Figure scripts:
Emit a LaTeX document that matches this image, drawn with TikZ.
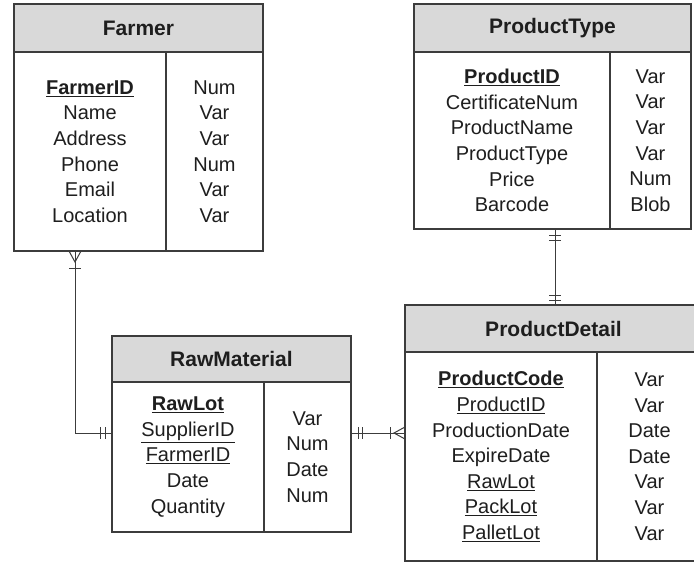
\documentclass[tikz,border=0pt]{standalone}
\usepackage{fontspec}
\setmainfont{Liberation Sans}
\usetikzlibrary{calc}
\definecolor{edgecol}{HTML}{3C3C3C}
\definecolor{hdrfill}{HTML}{D9D9D9}
\definecolor{txtcol}{HTML}{1E1E1E}
\newcommand\keyu[1]{\underline{#1}}
\tikzset{
  hdr/.style={draw=edgecol, line width=1.3pt, fill=hdrfill, anchor=north west,
    inner sep=0pt, outer sep=0pt, text=txtcol,
    font=\fontsize{21}{24}\selectfont\bfseries},
  cell/.style={draw=edgecol, line width=1.3pt, fill=white, anchor=north west,
    inner sep=0pt, outer sep=0pt, align=center, text=txtcol,
    font=\fontsize{20}{25.6}\selectfont},
  conn/.style={draw=edgecol, line width=1pt},
  tick/.style={draw=edgecol, line width=1pt}
}
\begin{document}
\begin{tikzpicture}[x=1pt,y=-1pt]
\useasboundingbox (0,0) rectangle (694,562);
\clip (0,0) rectangle (694,562);
\fill[white] (0,0) rectangle (694,562);

% Farmer
\node[hdr, minimum width=249pt, minimum height=48pt] (farmerH) at (14,4) {Farmer};
\node[cell, minimum width=152pt, minimum height=199pt] (farmerK) at (farmerH.south west)
  {\textbf{\keyu{FarmerID}}\\Name\\Address\\Phone\\Email\\Location};
\node[cell, minimum width=97pt, minimum height=199pt] (farmerR) at (farmerK.north east)
  {Num\\Var\\Var\\Num\\Var\\Var};

% ProductType
\node[hdr, minimum width=277pt, minimum height=48pt] (ptH) at (414,4) {ProductType};
\node[cell, minimum width=196pt, minimum height=177pt] (ptK) at (ptH.south west)
  {\textbf{\keyu{ProductID}}\\CertificateNum\\ProductName\\ProductType\\Price\\Barcode};
\node[cell, minimum width=81pt, minimum height=177pt] (ptR) at (ptK.north east)
  {Var\\Var\\Var\\Var\\Num\\Blob};

% RawMaterial
\node[hdr, minimum width=239pt, minimum height=46pt] (rawH) at (112,336) {RawMaterial};
\node[cell, minimum width=152pt, minimum height=150pt] (rawK) at (rawH.south west)
  {\textbf{\keyu{RawLot}}\\\keyu{SupplierID}\\\keyu{FarmerID}\\Date\\Quantity};
\node[cell, minimum width=87pt, minimum height=150pt] (rawR) at (rawK.north east)
  {Var\\Num\\Date\\Num};

% ProductDetail
\node[hdr, minimum width=297pt, minimum height=47pt] (pdH) at (405,305) {ProductDetail};
\node[cell, minimum width=192pt, minimum height=209pt] (pdK) at (pdH.south west)
  {\textbf{\keyu{ProductCode}}\\\keyu{ProductID}\\ProductionDate\\ExpireDate\\\keyu{RawLot}\\\keyu{PackLot}\\\keyu{PalletLot}};
\node[cell, minimum width=105pt, minimum height=209pt] (pdR) at (pdK.north east)
  {Var\\Var\\Date\\Date\\Var\\Var\\Var};

% connector routing coordinates
\coordinate (c1) at (75,433);
\coordinate (c3) at (555,300);

% Farmer -- RawMaterial
\draw[conn] (farmerK.south -| c1) |- (rawK.west |- c1);
\begin{scope}[shift={(farmerK.south -| c1)}]
  \draw[tick] (-6,0) -- (0,11) -- (6,0);
  \draw[tick] (-6,17) -- (6,17);
\end{scope}
\begin{scope}[shift={(rawK.west |- c1)}]
  \draw[tick] (-12,-6) -- (-12,6);
  \draw[tick] (-7,-6) -- (-7,6);
\end{scope}

% RawMaterial -- ProductDetail
\draw[conn] (rawR.east |- c1) -- (pdK.west |- c1);
\begin{scope}[shift={(rawR.east |- c1)}]
  \draw[tick] (7,-6) -- (7,6);
  \draw[tick] (11,-6) -- (11,6);
\end{scope}
\begin{scope}[shift={(pdK.west |- c1)}]
  \draw[tick] (0,-6) -- (-11,0) -- (0,6);
  \draw[tick] (-15,-6) -- (-15,6);
\end{scope}

% ProductType -- ProductDetail
\draw[conn] (ptK.south -| c3) -- (pdH.north -| c3);
\begin{scope}[shift={(ptK.south -| c3)}]
  \draw[tick] (-6,6) -- (6,6);
  \draw[tick] (-6,11) -- (6,11);
\end{scope}
\begin{scope}[shift={(pdH.north -| c3)}]
  \draw[tick] (-6,-10) -- (6,-10);
  \draw[tick] (-6,-5) -- (6,-5);
\end{scope}
\end{tikzpicture}
\end{document}
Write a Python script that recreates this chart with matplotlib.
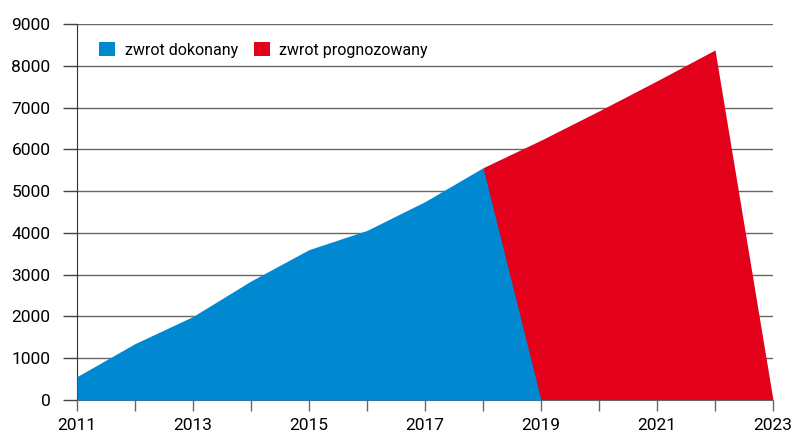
import matplotlib.pyplot as plt
import numpy as np

plt.rcParams['font.family'] = ['Roboto', 'DejaVu Sans']

BLUE = '#0088d1'
RED = '#e2001a'

years_done = [2011, 2012, 2013, 2014, 2015, 2016, 2017, 2018, 2019]
values_done = [560, 1350, 2000, 2850, 3600, 4060, 4750, 5560, 0]

years_forecast = [2018, 2019, 2020, 2021, 2022, 2023]
values_forecast = [5560, 6220, 6920, 7640, 8380, 0]

year_ticks = list(range(2011, 2024))
year_labels = [str(y) if y % 2 == 1 else '' for y in year_ticks]
y_ticks = list(range(0, 9001, 1000))

fig = plt.figure(figsize=(8, 4.46), dpi=100)
ax = fig.add_axes([0.09625, 0.1031, 0.87, 0.843])

ax.fill_between(years_forecast, values_forecast, 0, color=RED, linewidth=0,
                label='zwrot prognozowany', zorder=2)
ax.fill_between(years_done, values_done, 0, color=BLUE, linewidth=0,
                label='zwrot dokonany', zorder=3)

ax.set_xlim(2011, 2023)
ax.set_ylim(0, 9000)
ax.set_xticks(year_ticks)
ax.set_xticklabels(year_labels, fontsize=12.5)
ax.set_yticks(y_ticks)
ax.set_yticklabels([str(v) for v in y_ticks], fontsize=12.5)

ax.grid(axis='y', color='#666666', linewidth=1, zorder=0)
ax.set_axisbelow(True)
ax.tick_params(axis='y', length=10, width=1, color='#444444', pad=9)
ax.tick_params(axis='x', length=8, width=1, color='#666666', pad=5)

for s in ['top', 'right']:
    ax.spines[s].set_visible(False)
ax.spines['left'].set_color('#333333')
ax.spines['bottom'].set_color('#666666')

handles, labels = ax.get_legend_handles_labels()
ax.legend(handles[::-1], labels[::-1], loc='upper left', ncol=2, frameon=False,
          fontsize=11.5, handlelength=1.0, handleheight=1.0, handletextpad=0.6,
          columnspacing=1.0, bbox_to_anchor=(0.011, 0.99))

fig.savefig('out.png', dpi=100)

§ What you should do: Print out the whole of the material word for word, without pictures.

§ Solved problem:
Emit a LaTeX document that matches this image, drawn with TikZ.
\documentclass[tikz,border=0pt]{standalone}
\usepackage{fontspec}
\setmainfont{Liberation Sans}
\usetikzlibrary{calc}
\definecolor{edgecol}{HTML}{3C3C3C}
\definecolor{hdrfill}{HTML}{D9D9D9}
\definecolor{txtcol}{HTML}{1E1E1E}
\newcommand\keyu[1]{\underline{#1}}
\tikzset{
  hdr/.style={draw=edgecol, line width=1.3pt, fill=hdrfill, anchor=north west,
    inner sep=0pt, outer sep=0pt, text=txtcol,
    font=\fontsize{21}{24}\selectfont\bfseries},
  cell/.style={draw=edgecol, line width=1.3pt, fill=white, anchor=north west,
    inner sep=0pt, outer sep=0pt, align=center, text=txtcol,
    font=\fontsize{20}{25.6}\selectfont},
  conn/.style={draw=edgecol, line width=1pt},
  tick/.style={draw=edgecol, line width=1pt}
}
\begin{document}
\begin{tikzpicture}[x=1pt,y=-1pt]
\useasboundingbox (0,0) rectangle (694,562);
\clip (0,0) rectangle (694,562);
\fill[white] (0,0) rectangle (694,562);

% Farmer
\node[hdr, minimum width=249pt, minimum height=48pt] (farmerH) at (14,4) {Farmer};
\node[cell, minimum width=152pt, minimum height=199pt] (farmerK) at (farmerH.south west)
  {\textbf{\keyu{FarmerID}}\\Name\\Address\\Phone\\Email\\Location};
\node[cell, minimum width=97pt, minimum height=199pt] (farmerR) at (farmerK.north east)
  {Num\\Var\\Var\\Num\\Var\\Var};

% ProductType
\node[hdr, minimum width=277pt, minimum height=48pt] (ptH) at (414,4) {ProductType};
\node[cell, minimum width=196pt, minimum height=177pt] (ptK) at (ptH.south west)
  {\textbf{\keyu{ProductID}}\\CertificateNum\\ProductName\\ProductType\\Price\\Barcode};
\node[cell, minimum width=81pt, minimum height=177pt] (ptR) at (ptK.north east)
  {Var\\Var\\Var\\Var\\Num\\Blob};

% RawMaterial
\node[hdr, minimum width=239pt, minimum height=46pt] (rawH) at (112,336) {RawMaterial};
\node[cell, minimum width=152pt, minimum height=150pt] (rawK) at (rawH.south west)
  {\textbf{\keyu{RawLot}}\\\keyu{SupplierID}\\\keyu{FarmerID}\\Date\\Quantity};
\node[cell, minimum width=87pt, minimum height=150pt] (rawR) at (rawK.north east)
  {Var\\Num\\Date\\Num};

% ProductDetail
\node[hdr, minimum width=297pt, minimum height=47pt] (pdH) at (405,305) {ProductDetail};
\node[cell, minimum width=192pt, minimum height=209pt] (pdK) at (pdH.south west)
  {\textbf{\keyu{ProductCode}}\\\keyu{ProductID}\\ProductionDate\\ExpireDate\\\keyu{RawLot}\\\keyu{PackLot}\\\keyu{PalletLot}};
\node[cell, minimum width=105pt, minimum height=209pt] (pdR) at (pdK.north east)
  {Var\\Var\\Date\\Date\\Var\\Var\\Var};

% connector routing coordinates
\coordinate (c1) at (75,433);
\coordinate (c3) at (555,300);

% Farmer -- RawMaterial
\draw[conn] (farmerK.south -| c1) |- (rawK.west |- c1);
\begin{scope}[shift={(farmerK.south -| c1)}]
  \draw[tick] (-6,0) -- (0,11) -- (6,0);
  \draw[tick] (-6,17) -- (6,17);
\end{scope}
\begin{scope}[shift={(rawK.west |- c1)}]
  \draw[tick] (-12,-6) -- (-12,6);
  \draw[tick] (-7,-6) -- (-7,6);
\end{scope}

% RawMaterial -- ProductDetail
\draw[conn] (rawR.east |- c1) -- (pdK.west |- c1);
\begin{scope}[shift={(rawR.east |- c1)}]
  \draw[tick] (7,-6) -- (7,6);
  \draw[tick] (11,-6) -- (11,6);
\end{scope}
\begin{scope}[shift={(pdK.west |- c1)}]
  \draw[tick] (0,-6) -- (-11,0) -- (0,6);
  \draw[tick] (-15,-6) -- (-15,6);
\end{scope}

% ProductType -- ProductDetail
\draw[conn] (ptK.south -| c3) -- (pdH.north -| c3);
\begin{scope}[shift={(ptK.south -| c3)}]
  \draw[tick] (-6,6) -- (6,6);
  \draw[tick] (-6,11) -- (6,11);
\end{scope}
\begin{scope}[shift={(pdH.north -| c3)}]
  \draw[tick] (-6,-10) -- (6,-10);
  \draw[tick] (-6,-5) -- (6,-5);
\end{scope}
\end{tikzpicture}
\end{document}
Write a Python script that recreates this chart with matplotlib.
import matplotlib.pyplot as plt
import numpy as np

plt.rcParams['font.family'] = ['Roboto', 'DejaVu Sans']

BLUE = '#0088d1'
RED = '#e2001a'

years_done = [2011, 2012, 2013, 2014, 2015, 2016, 2017, 2018, 2019]
values_done = [560, 1350, 2000, 2850, 3600, 4060, 4750, 5560, 0]

years_forecast = [2018, 2019, 2020, 2021, 2022, 2023]
values_forecast = [5560, 6220, 6920, 7640, 8380, 0]

year_ticks = list(range(2011, 2024))
year_labels = [str(y) if y % 2 == 1 else '' for y in year_ticks]
y_ticks = list(range(0, 9001, 1000))

fig = plt.figure(figsize=(8, 4.46), dpi=100)
ax = fig.add_axes([0.09625, 0.1031, 0.87, 0.843])

ax.fill_between(years_forecast, values_forecast, 0, color=RED, linewidth=0,
                label='zwrot prognozowany', zorder=2)
ax.fill_between(years_done, values_done, 0, color=BLUE, linewidth=0,
                label='zwrot dokonany', zorder=3)

ax.set_xlim(2011, 2023)
ax.set_ylim(0, 9000)
ax.set_xticks(year_ticks)
ax.set_xticklabels(year_labels, fontsize=12.5)
ax.set_yticks(y_ticks)
ax.set_yticklabels([str(v) for v in y_ticks], fontsize=12.5)

ax.grid(axis='y', color='#666666', linewidth=1, zorder=0)
ax.set_axisbelow(True)
ax.tick_params(axis='y', length=10, width=1, color='#444444', pad=9)
ax.tick_params(axis='x', length=8, width=1, color='#666666', pad=5)

for s in ['top', 'right']:
    ax.spines[s].set_visible(False)
ax.spines['left'].set_color('#333333')
ax.spines['bottom'].set_color('#666666')

handles, labels = ax.get_legend_handles_labels()
ax.legend(handles[::-1], labels[::-1], loc='upper left', ncol=2, frameon=False,
          fontsize=11.5, handlelength=1.0, handleheight=1.0, handletextpad=0.6,
          columnspacing=1.0, bbox_to_anchor=(0.011, 0.99))

fig.savefig('out.png', dpi=100)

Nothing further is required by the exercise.